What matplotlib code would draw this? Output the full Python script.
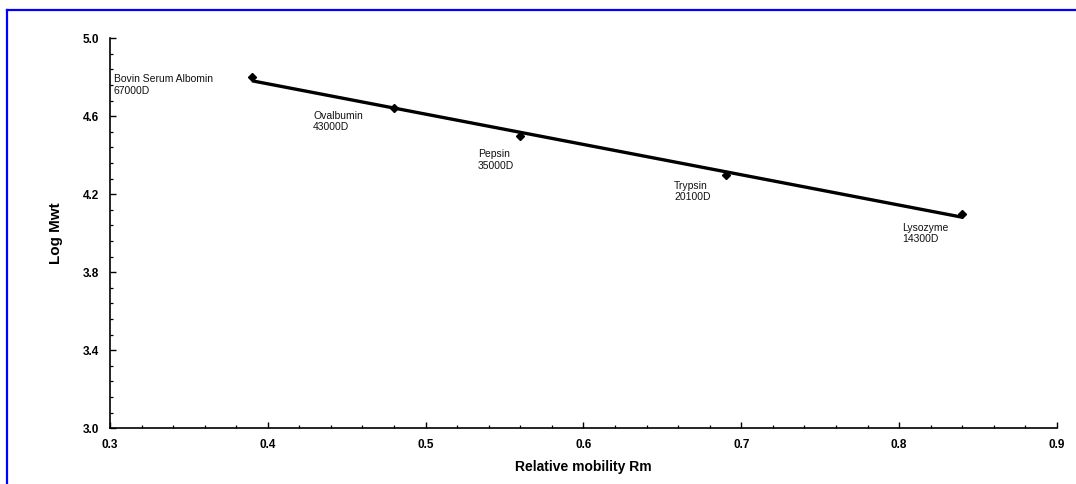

==

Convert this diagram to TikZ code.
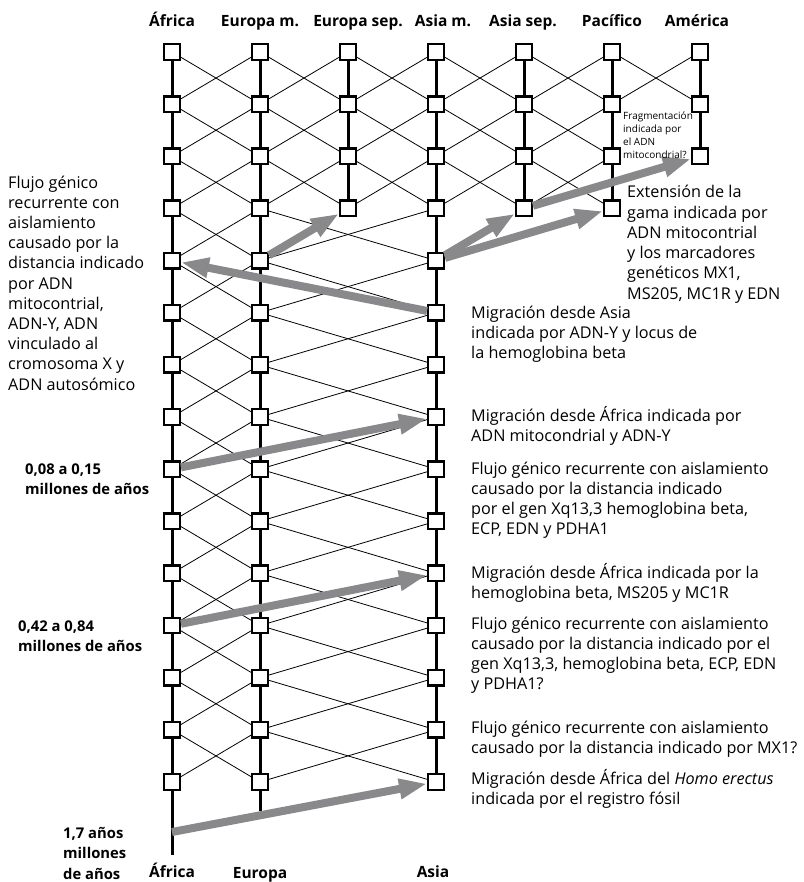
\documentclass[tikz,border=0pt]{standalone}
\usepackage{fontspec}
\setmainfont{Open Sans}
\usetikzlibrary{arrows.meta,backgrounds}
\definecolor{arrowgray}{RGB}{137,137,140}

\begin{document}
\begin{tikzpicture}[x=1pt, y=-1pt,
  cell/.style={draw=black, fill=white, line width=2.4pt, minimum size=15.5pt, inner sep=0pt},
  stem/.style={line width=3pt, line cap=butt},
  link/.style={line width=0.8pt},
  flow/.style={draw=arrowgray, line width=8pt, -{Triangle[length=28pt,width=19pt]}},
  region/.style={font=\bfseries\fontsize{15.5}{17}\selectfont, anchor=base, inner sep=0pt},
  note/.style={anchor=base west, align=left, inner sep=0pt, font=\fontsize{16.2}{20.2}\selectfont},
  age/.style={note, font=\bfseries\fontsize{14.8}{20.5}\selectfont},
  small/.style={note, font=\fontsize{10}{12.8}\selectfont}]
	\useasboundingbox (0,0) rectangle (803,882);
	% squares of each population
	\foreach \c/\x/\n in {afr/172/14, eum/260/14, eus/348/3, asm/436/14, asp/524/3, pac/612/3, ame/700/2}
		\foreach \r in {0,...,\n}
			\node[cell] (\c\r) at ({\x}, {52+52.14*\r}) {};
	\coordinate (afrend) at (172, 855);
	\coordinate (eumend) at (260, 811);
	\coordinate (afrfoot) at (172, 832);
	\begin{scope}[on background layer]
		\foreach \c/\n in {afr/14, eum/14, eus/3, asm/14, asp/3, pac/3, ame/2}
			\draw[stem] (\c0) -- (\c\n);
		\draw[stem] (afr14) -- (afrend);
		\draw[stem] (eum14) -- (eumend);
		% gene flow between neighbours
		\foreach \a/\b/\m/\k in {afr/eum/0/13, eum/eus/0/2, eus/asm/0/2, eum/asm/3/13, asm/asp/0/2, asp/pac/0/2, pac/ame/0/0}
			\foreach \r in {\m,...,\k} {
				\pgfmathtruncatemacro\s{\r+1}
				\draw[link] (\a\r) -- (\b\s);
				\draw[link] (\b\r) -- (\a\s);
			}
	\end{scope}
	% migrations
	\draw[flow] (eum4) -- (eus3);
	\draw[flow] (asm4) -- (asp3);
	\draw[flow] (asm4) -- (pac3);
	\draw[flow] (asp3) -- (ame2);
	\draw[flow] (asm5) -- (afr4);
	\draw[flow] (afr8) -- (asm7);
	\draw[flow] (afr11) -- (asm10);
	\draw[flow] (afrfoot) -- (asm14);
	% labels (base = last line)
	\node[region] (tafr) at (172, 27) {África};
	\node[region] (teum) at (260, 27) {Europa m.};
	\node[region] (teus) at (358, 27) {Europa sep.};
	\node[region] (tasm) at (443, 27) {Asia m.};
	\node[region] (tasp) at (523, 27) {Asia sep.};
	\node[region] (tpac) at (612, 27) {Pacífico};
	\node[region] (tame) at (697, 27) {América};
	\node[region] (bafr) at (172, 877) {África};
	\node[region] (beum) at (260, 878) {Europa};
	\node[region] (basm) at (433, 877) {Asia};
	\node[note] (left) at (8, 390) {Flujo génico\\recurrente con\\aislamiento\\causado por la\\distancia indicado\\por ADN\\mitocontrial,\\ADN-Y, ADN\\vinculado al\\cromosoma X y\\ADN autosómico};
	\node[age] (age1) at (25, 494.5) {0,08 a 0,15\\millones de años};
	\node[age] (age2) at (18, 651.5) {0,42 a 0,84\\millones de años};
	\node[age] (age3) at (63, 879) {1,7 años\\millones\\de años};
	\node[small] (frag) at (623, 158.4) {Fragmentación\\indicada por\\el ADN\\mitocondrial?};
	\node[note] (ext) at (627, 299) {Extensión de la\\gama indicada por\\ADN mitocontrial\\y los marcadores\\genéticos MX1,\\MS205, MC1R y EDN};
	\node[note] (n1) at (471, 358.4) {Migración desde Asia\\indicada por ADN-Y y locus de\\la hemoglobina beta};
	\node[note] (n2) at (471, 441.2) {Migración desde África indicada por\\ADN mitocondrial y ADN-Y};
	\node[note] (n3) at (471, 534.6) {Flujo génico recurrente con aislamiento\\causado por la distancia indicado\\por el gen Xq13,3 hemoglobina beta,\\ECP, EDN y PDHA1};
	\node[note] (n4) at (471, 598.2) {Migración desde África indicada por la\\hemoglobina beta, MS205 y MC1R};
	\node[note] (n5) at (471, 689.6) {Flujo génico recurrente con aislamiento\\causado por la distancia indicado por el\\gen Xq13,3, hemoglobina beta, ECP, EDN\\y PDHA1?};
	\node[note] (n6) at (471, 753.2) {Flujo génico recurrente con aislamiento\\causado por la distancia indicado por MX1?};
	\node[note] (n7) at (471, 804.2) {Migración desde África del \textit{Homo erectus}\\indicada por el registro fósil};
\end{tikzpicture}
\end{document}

--

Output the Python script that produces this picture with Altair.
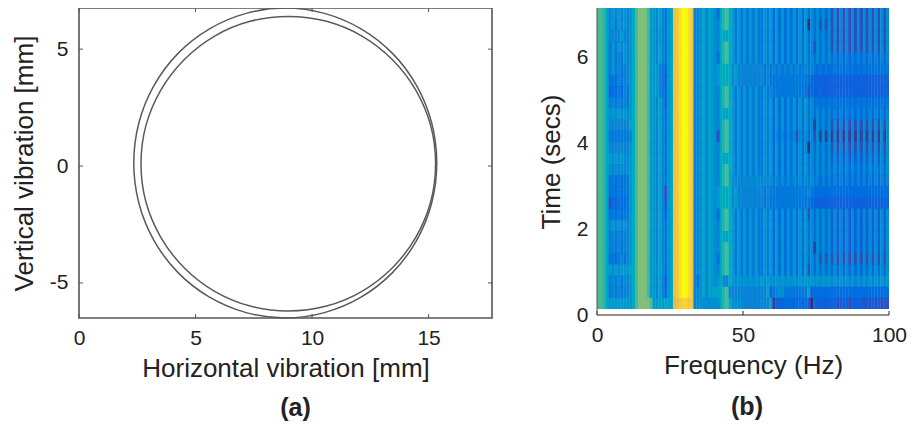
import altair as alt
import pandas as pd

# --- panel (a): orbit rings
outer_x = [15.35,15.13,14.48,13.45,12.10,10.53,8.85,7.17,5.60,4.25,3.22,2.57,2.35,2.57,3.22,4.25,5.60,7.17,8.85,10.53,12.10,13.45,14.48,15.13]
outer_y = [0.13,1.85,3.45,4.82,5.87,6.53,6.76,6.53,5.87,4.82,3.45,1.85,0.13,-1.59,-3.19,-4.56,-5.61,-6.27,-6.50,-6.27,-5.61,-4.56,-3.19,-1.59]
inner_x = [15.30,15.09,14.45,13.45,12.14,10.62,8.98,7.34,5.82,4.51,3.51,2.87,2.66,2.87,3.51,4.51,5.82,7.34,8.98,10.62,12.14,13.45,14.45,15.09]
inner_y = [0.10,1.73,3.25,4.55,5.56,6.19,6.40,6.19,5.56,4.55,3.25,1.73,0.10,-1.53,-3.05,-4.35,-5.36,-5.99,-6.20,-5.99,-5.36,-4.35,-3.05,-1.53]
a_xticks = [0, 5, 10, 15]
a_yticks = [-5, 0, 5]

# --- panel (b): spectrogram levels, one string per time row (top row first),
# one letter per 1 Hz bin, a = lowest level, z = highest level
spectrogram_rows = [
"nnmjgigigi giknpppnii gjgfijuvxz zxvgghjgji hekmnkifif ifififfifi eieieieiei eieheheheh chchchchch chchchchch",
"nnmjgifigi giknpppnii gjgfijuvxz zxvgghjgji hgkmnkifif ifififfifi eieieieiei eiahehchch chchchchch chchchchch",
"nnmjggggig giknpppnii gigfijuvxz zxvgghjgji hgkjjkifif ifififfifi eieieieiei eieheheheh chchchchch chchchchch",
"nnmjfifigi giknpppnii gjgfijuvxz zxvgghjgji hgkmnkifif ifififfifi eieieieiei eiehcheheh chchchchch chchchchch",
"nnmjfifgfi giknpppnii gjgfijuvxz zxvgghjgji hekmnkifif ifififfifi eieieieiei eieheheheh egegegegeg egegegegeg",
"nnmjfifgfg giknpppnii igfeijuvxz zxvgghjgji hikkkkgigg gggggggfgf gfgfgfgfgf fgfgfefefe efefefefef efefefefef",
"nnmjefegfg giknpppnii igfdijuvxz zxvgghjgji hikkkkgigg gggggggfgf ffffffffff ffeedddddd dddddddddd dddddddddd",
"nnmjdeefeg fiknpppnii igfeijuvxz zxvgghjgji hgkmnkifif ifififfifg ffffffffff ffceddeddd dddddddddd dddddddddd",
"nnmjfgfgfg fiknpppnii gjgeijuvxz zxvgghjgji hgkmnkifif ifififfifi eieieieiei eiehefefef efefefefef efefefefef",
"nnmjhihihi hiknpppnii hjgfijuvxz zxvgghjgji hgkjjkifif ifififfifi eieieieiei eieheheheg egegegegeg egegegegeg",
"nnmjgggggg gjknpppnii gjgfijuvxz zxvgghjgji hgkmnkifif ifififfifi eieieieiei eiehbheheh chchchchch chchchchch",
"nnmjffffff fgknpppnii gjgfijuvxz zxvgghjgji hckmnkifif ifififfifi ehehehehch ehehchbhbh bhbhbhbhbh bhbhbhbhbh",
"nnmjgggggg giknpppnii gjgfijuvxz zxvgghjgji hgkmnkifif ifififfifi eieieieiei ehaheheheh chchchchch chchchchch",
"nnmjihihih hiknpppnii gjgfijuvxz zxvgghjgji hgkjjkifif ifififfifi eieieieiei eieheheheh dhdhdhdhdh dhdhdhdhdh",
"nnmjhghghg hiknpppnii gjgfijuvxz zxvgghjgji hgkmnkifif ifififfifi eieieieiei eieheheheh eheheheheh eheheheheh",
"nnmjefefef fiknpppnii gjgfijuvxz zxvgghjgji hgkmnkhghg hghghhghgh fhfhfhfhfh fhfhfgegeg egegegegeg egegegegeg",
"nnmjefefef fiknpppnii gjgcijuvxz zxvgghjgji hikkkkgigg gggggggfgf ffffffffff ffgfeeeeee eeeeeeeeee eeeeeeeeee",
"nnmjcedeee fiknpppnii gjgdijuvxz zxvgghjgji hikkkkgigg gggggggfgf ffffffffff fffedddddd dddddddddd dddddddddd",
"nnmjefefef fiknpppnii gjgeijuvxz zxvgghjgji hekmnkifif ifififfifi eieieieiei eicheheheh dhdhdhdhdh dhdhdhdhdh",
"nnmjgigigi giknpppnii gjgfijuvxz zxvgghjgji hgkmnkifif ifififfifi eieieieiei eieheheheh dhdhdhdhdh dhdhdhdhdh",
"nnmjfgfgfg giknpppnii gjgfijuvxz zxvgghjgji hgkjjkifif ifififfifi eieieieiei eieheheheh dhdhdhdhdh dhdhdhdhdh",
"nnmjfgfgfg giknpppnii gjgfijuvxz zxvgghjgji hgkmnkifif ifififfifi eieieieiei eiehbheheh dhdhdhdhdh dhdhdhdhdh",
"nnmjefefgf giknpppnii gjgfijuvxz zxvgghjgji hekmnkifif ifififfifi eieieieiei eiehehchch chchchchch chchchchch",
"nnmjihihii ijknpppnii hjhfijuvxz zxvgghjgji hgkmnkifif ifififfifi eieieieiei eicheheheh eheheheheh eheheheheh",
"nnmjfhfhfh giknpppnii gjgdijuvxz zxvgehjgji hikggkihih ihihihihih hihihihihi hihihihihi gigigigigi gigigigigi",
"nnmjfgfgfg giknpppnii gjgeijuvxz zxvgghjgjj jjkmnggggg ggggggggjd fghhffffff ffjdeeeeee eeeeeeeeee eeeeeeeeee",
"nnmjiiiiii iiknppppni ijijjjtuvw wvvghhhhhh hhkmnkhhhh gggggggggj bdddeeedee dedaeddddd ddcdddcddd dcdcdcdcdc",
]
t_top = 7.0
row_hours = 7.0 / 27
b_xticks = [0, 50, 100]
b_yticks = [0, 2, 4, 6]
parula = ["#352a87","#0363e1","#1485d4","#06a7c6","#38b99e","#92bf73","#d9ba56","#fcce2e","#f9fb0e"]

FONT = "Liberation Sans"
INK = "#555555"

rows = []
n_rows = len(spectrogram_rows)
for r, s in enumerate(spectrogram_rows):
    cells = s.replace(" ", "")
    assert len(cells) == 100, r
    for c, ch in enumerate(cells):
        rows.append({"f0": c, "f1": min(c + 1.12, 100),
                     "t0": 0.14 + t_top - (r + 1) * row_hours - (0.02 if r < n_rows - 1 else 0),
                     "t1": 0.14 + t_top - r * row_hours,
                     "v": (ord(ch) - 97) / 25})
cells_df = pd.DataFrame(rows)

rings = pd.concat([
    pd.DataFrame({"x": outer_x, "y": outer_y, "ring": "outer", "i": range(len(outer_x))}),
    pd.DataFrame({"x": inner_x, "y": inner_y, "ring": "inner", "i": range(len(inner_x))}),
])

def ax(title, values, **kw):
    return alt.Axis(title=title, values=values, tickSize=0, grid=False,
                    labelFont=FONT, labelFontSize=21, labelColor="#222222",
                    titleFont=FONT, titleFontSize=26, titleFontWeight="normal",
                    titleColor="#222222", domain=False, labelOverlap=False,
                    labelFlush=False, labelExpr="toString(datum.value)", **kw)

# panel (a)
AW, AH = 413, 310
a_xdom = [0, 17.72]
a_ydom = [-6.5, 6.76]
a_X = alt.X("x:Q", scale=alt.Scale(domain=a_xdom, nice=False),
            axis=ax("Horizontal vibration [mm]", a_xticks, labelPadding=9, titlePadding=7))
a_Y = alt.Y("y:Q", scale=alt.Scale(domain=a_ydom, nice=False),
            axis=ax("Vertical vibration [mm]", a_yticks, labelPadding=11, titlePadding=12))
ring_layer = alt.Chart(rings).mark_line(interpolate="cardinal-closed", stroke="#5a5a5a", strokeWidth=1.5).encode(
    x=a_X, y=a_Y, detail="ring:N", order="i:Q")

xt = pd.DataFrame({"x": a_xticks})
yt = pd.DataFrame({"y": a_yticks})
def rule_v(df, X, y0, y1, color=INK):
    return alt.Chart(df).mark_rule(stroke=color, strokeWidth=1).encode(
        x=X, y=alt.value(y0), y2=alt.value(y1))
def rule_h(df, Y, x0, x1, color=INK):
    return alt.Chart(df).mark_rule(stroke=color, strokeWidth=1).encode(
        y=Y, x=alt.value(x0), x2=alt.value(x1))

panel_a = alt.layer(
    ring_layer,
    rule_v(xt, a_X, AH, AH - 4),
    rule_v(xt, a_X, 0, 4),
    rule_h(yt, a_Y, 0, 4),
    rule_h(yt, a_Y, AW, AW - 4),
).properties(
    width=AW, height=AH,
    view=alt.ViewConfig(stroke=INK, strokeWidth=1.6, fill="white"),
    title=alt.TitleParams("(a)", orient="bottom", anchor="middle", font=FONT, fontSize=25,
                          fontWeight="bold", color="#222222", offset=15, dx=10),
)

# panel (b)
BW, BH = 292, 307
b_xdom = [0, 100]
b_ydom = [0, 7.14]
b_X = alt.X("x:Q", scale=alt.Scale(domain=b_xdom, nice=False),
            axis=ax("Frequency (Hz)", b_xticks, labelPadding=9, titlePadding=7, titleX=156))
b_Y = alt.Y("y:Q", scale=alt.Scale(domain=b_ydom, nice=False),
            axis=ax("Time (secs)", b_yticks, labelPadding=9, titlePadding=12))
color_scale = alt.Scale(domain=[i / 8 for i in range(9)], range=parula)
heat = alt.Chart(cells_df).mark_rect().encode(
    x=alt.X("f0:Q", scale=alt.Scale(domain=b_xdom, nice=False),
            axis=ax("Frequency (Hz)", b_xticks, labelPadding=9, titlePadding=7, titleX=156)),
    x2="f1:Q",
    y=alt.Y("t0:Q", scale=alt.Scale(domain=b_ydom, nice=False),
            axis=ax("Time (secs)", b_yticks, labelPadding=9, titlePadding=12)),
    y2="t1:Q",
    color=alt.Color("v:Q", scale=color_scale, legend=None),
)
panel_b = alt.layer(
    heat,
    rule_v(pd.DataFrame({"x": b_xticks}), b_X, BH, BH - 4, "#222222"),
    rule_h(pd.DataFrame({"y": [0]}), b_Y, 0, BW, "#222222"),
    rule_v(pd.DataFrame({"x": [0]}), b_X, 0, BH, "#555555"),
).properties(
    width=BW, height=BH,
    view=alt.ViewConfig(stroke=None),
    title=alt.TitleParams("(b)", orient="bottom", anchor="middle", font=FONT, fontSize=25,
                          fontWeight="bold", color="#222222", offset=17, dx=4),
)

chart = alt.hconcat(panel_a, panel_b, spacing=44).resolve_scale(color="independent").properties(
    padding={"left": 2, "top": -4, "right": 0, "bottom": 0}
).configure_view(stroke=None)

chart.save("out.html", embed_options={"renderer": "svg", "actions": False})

> _STATED TASK_
Look above for the line with "Output the Python"; quote it and every line after it, stopping after the line with "import pandas as pd", exactly, with nothing added and without pictures.

> _WORKED ANSWER_
Output the Python script that produces this picture with Altair.
import altair as alt
import pandas as pd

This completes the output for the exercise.